Friday, February 21, 2020

The First Rough Drafts of History



While cruising around the internet the other day, I spotted a timely story that made me stop and read. The headline on the Associated Press item stated “Man saves California’s oldest weekly from closure.” The topic of newspapers shutting down their presses has become a too-regular story today. The Dickinson Press recently announced they’d forego their daily schedule and print as a weekly. Three other official county papers announced they would close their doors: Adams County Record, the Dunn County Herald, and The Herald in New England.

The California story is unusual in the fact that Carl Butz, a retired and recently widowed 71 year old man, decided to buy the Mountain Messenger in Downieville when the present owner wanted to retire. Traveling did not appeal to him in retirement, so he decided to fill his days running a weekly paper. Said to be California’s oldest newspaper, one in which Mark Twain wrote a few articles, its future is uncertain. I mean how long will a 71 year old man be willing to put in the hours and energy to succeed?

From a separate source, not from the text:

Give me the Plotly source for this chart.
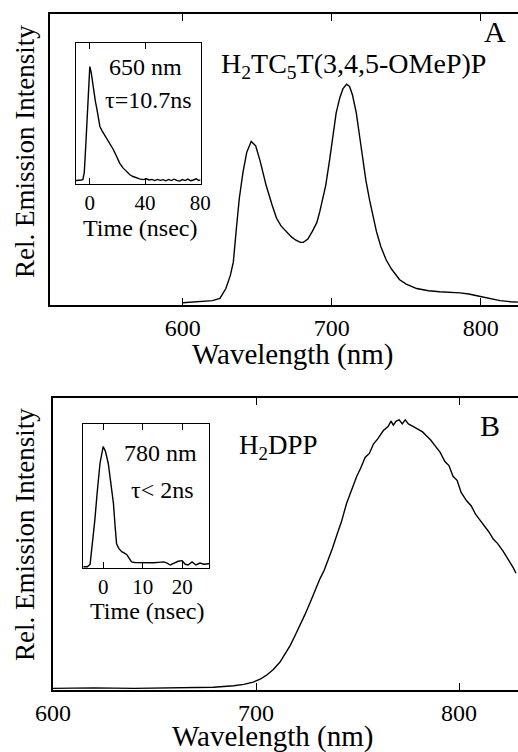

I think of the wealth of stories that have appeared in ink since the Mountain Messenger’s presses started printing. Whether or not they are archived somewhere isn’t known, but fortunately for us in North Dakota most of ours are. I’ve spent many an hour in the archive library of North Dakota’s State Historical Society in the Heritage Center reading microfilmed papers from the early days. Some call newspapers the first rough draft of history, and those old stories give lots of reading pleasure to a frontier history lover like me.

Of course, being a Sheldonite, I’ve concentrated on those issues which began to appear in The Enterprise in 1885.  In 1905 it became known as the Sheldon Progress and was published until 1942. That first year of publication draws me back occasionally to read those stories from which I can form a mental picture almost good as a movie: “Prairie schooners are passing westward almost every day.” and “Train loads of emigrants and emigrant movables continue to pass west.” 

One day in March of 1885, the editor of The Enterprise looked out of his window and noticed two ladies walking in the muddy street. He chided the city council, “We noticed two ladies of our city trying to get from main street to the depot. We need some cross walks, and The Enterprise will continue to say so until they are built. To what better use can you put the liquor license money now in the treasury?” 

It took until June, 1915, before hitching posts were removed from main street. Growing numbers of automobiles needed parking space. Hitching posts had outlived their usefulness. But then cars parking in those spaces caused a different problem: “One or two of the merchants have asked The Progress to utter a protest in regard to letting their cars stand there. It hinders the farmers, especially the ladies, from driving up in front of these stores and leaving their produce.”

At one time, The Progress didn’t like to see recreational activity on any given Sunday. In June, 1885 we read “Some of our young gents, not having the fear of their creator before their eyes, indulged in a match game of baseball last Sunday. Don’t do so anymore, boys.” A couple weeks earlier this appeared, “a number of our towns people had good luck last Saturday fishing in the Maple River. Those who went out to the river Sunday on the same errand came home empty-handed. Fish in the rivers of Dakota don’t bite on the Sabbath day.”

Reading these old newspapers rewards the lover of history with a clearer picture of the “good old days.”